Представьте себе, как мучительно трудно в этом хаосе сориентироваться ребенку, для которого одним из наиболее сильных желаний является – быть хорошим, угодить и нравиться взрослым?
Вспомните, какое тело считается красивым в вашей семье? Какой ребенок считается здоровым и полноценным – толстый или худой? Как относились в вашей семье к еде? А что еще оказывало влияние на ваши взаимоотношения с едой – например кто и как кормил вас в яслях и детском саду?
Когда я думаю о своем детстве, я понимаю, что мне, с одной стороны, очень повезло – совершенно никакого экстремального опыта – насилия, злоупотреблений… Единственный кошмар, который снится мне с раннего детства, – ужасный сон о тете Зине. У нее волосы гладко забраны в пучок, и мне кажется, что она лысая. Тетя Зина – воспитательница в яслях. Она заставляет меня есть масло – отвратительное, толстым замороженным кирпичиком. Пока не съешь – из-за стола не выйдешь. Размазать его ножом по хлебу я не в силах – мне полтора года. Съесть целиком не могу. Я сижу за столом и глотаю слезы.

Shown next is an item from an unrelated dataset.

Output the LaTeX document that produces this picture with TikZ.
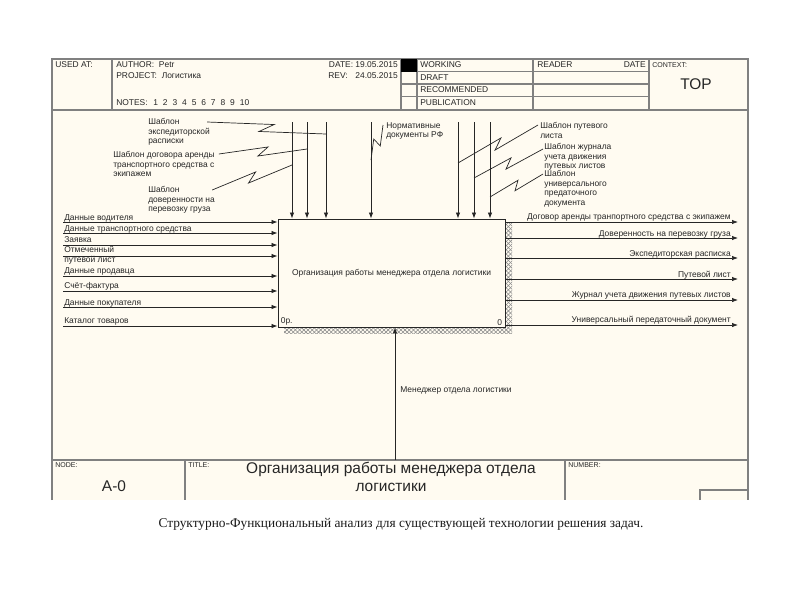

Другие воспоминания: мне шесть лет, моя лучшая подружка живет двумя этажами выше, и у нее очень полная мама. Я откуда-то совершенно точно знаю, что полной быть очень плохо, – и жалею подружку, а иногда и высмеиваю ее.

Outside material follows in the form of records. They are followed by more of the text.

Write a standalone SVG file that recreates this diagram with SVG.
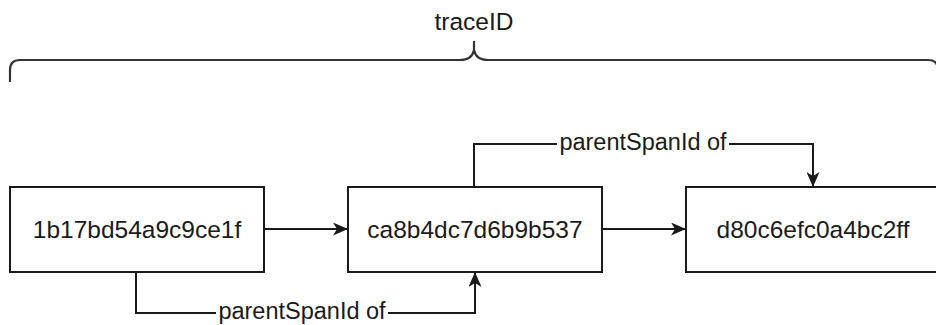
<svg xmlns="http://www.w3.org/2000/svg" width="936" height="325" viewBox="0 0 936 325">
  <style>
    .box { fill: #ffffff; stroke: #1a1a1a; stroke-width: 2; }
    .txt { font-family: "Liberation Sans", Arial, Helvetica, sans-serif; font-size: 24.5px; fill: #1a1a1a; text-anchor: middle; dominant-baseline: central; }
    .lbl { font-family: "Liberation Sans", Arial, Helvetica, sans-serif; font-size: 23.5px; fill: #1a1a1a; text-anchor: middle; dominant-baseline: central; }
    .edge { fill: none; stroke: #1a1a1a; stroke-width: 2; }
    .brace { fill: none; stroke: #333333; stroke-width: 2.2; }
  </style>
  <defs>
    <marker id="arr" viewBox="0 0 15 13" refX="14" refY="6.5" markerWidth="15" markerHeight="13" markerUnits="userSpaceOnUse" orient="auto">
      <path d="M0,0 L15,6.5 L0,13 L4,6.5 Z" fill="#1a1a1a"/>
    </marker>
  </defs>
  <rect width="936" height="325" fill="#ffffff"/>

  <g id="trace">
    <path class="brace" d="M10,82 V70 Q10,60 20,60 H460 Q472,60 474,50 V41 M474,50 Q476,60 488,60 H928 Q938,60 938,70 V82"/>
    <text class="txt" x="474" y="21">traceID</text>
  </g>

  <g id="connectors">
    <line class="edge" x1="264" y1="229" x2="347" y2="229" marker-end="url(#arr)"/>
    <line class="edge" x1="602" y1="229" x2="685" y2="229" marker-end="url(#arr)"/>
    <polyline class="edge" points="136,272 136,313 475,313 475,273" marker-end="url(#arr)"/>
    <polyline class="edge" points="474,187 474,144 813,144 813,186" marker-end="url(#arr)"/>
    <rect x="216" y="300" width="172" height="24" fill="#ffffff"/>
    <text class="lbl" x="302" y="311">parentSpanId of</text>
    <rect x="557" y="131" width="172" height="24" fill="#ffffff"/>
    <text class="lbl" x="643" y="142">parentSpanId of</text>
  </g>

  <g id="span1">
    <rect class="box" x="10" y="187" width="254" height="85"/>
    <text class="txt" x="137" y="229">1b17bd54a9c9ce1f</text>
  </g>
  <g id="span2">
    <rect class="box" x="348" y="187" width="254" height="85"/>
    <text class="txt" x="475" y="229">ca8b4dc7d6b9b537</text>
  </g>
  <g id="span3">
    <rect class="box" x="686" y="187" width="260" height="85"/>
    <text class="txt" x="813" y="229">d80c6efc0a4bc2ff</text>
  </g>
</svg>
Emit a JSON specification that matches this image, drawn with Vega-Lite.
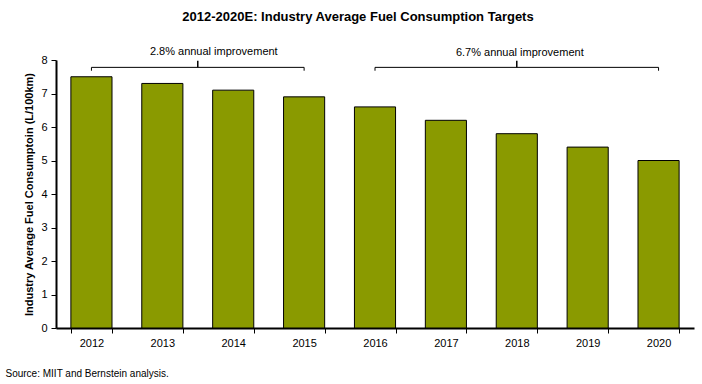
{
  "$schema": "https://vega.github.io/schema/vega-lite/v6.json",
  "width": 638,
  "height": 268,
  "autosize": {"type": "none"},
  "padding": {"left": 56, "top": 60, "right": 8, "bottom": 56},
  "background": "white",
  "config": {
    "view": {"stroke": null},
    "font": "Liberation Sans",
    "axis": {"labelFont": "Liberation Sans", "titleFont": "Liberation Sans", "labelColor": "black", "titleColor": "black", "domainColor": "black", "tickColor": "black", "grid": false},
    "axisY": {"labelOverlap": false, "labelFontSize": 11, "labelPadding": 4, "tickSize": 5, "domainWidth": 2, "titleFontSize": 11, "titleFontWeight": "bold", "titlePadding": 6}
  },
  "title": {
    "text": "2012-2020E: Industry Average Fuel Consumption Targets",
    "font": "Liberation Sans",
    "fontSize": 13,
    "fontWeight": "bold",
    "color": "black",
    "anchor": "middle",
    "dx": -17,
    "offset": 22
  },
  "datasets": {
    "fuel": [
      {"year": "2012", "value": 7.5},
      {"year": "2013", "value": 7.3},
      {"year": "2014", "value": 7.1},
      {"year": "2015", "value": 6.9},
      {"year": "2016", "value": 6.6},
      {"year": "2017", "value": 6.2},
      {"year": "2018", "value": 5.8},
      {"year": "2019", "value": 5.4},
      {"year": "2020", "value": 5.0}
    ],
    "brackets": [
      {"start": "2012", "end": "2015", "mid": "2013", "label": "2.8% annual improvement"},
      {"start": "2016", "end": "2020", "mid": "2018", "label": "6.7% annual improvement"}
    ]
  },
  "layer": [
    {
      "data": {"name": "fuel"},
      "mark": {"type": "bar", "color": "#8a9a00", "stroke": "black", "strokeWidth": 1},
      "encoding": {
        "x": {
          "field": "year", "type": "nominal",
          "scale": {"paddingInner": 0.42, "paddingOuter": 0.21},
          "axis": {
            "labelAngle": 0, "labelFontSize": 11, "labelPadding": 4,
            "tickBand": "extent", "tickSize": 5, "domainWidth": 2,
            "title": "Source: MIIT and Bernstein analysis.",
            "titleFontSize": 10, "titleFontWeight": "normal",
            "titleAnchor": "start", "titleAlign": "left", "titleBaseline": "middle",
            "titleX": -51, "titleY": 45
          }
        },
        "y": {
          "field": "value", "type": "quantitative",
          "scale": {"domain": [0, 8], "nice": false},
          "axis": {"values": [0, 1, 2, 3, 4, 5, 6, 7, 8], "tickCount": 12, "format": "d", "title": "Industry Average Fuel Consumptoin (L/100km)"}
        }
      }
    },
    {
      "data": {"name": "brackets"},
      "mark": {"type": "rule", "color": "black", "strokeWidth": 1},
      "encoding": {
        "x": {"field": "start", "type": "nominal"},
        "x2": {"field": "end"},
        "y": {"datum": 7.78, "axis": {"values": [0, 1, 2, 3, 4, 5, 6, 7, 8], "tickCount": 12, "format": "d", "title": "Industry Average Fuel Consumptoin (L/100km)"}}
      }
    },
    {
      "data": {"name": "brackets"},
      "mark": {"type": "rule", "color": "black", "strokeWidth": 1},
      "encoding": {
        "x": {"field": "start", "type": "nominal"},
        "y": {"datum": 7.78, "axis": {"values": [0, 1, 2, 3, 4, 5, 6, 7, 8], "tickCount": 12, "format": "d", "title": "Industry Average Fuel Consumptoin (L/100km)"}},
        "y2": {"datum": 7.68}
      }
    },
    {
      "data": {"name": "brackets"},
      "mark": {"type": "rule", "color": "black", "strokeWidth": 1},
      "encoding": {
        "x": {"field": "end", "type": "nominal"},
        "y": {"datum": 7.78, "axis": {"values": [0, 1, 2, 3, 4, 5, 6, 7, 8], "tickCount": 12, "format": "d", "title": "Industry Average Fuel Consumptoin (L/100km)"}},
        "y2": {"datum": 7.68}
      }
    },
    {
      "data": {"name": "brackets"},
      "transform": [{"filter": "datum.mid === '2013'"}],
      "layer": [
        {
          "mark": {"type": "rule", "color": "black", "strokeWidth": 1.5},
          "encoding": {
            "x": {"field": "mid", "type": "nominal", "bandPosition": 1.362},
            "y": {"datum": 7.78, "axis": {"values": [0, 1, 2, 3, 4, 5, 6, 7, 8], "tickCount": 12, "format": "d", "title": "Industry Average Fuel Consumptoin (L/100km)"}},
            "y2": {"datum": 7.98}
          }
        },
        {
          "mark": {"type": "text", "fontSize": 11, "color": "black", "baseline": "middle", "align": "center", "dx": 16},
          "encoding": {
            "x": {"field": "mid", "type": "nominal", "bandPosition": 1.362},
            "y": {"datum": 8.25, "axis": {"values": [0, 1, 2, 3, 4, 5, 6, 7, 8], "tickCount": 12, "format": "d", "title": "Industry Average Fuel Consumptoin (L/100km)"}},
            "text": {"field": "label"}
          }
        }
      ]
    },
    {
      "data": {"name": "brackets"},
      "transform": [{"filter": "datum.mid === '2018'"}],
      "layer": [
        {
          "mark": {"type": "rule", "color": "black", "strokeWidth": 1.5},
          "encoding": {
            "x": {"field": "mid", "type": "nominal"},
            "y": {"datum": 7.78, "axis": {"values": [0, 1, 2, 3, 4, 5, 6, 7, 8], "tickCount": 12, "format": "d", "title": "Industry Average Fuel Consumptoin (L/100km)"}},
            "y2": {"datum": 7.98}
          }
        },
        {
          "mark": {"type": "text", "fontSize": 11, "color": "black", "baseline": "middle", "align": "center", "dx": 3},
          "encoding": {
            "x": {"field": "mid", "type": "nominal"},
            "y": {"datum": 8.22, "axis": {"values": [0, 1, 2, 3, 4, 5, 6, 7, 8], "tickCount": 12, "format": "d", "title": "Industry Average Fuel Consumptoin (L/100km)"}},
            "text": {"field": "label"}
          }
        }
      ]
    }
  ]
}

Мне 8 лет, потом 10 и 12, и мне все время говорят, что я худая и что я должна есть больше. Меня убеждают и заставляют есть суп с хлебом, а потом еще и второе. Моя мама, весьма и весьма твердого характера, имеет одно-единственное слабое место, которое я довольно быстро нащупываю, – она совершенно не может перенести, если я отказываюсь обедать. Голодовка в знак протеста – лучший способ показать, что я на нее обижена. Максимум через час после обеда я обязательно услышу: «Пожалуйста, ну иди, покушай». В других ситуациях мама сердится дольше и ведет себя тверже. Только не с едой.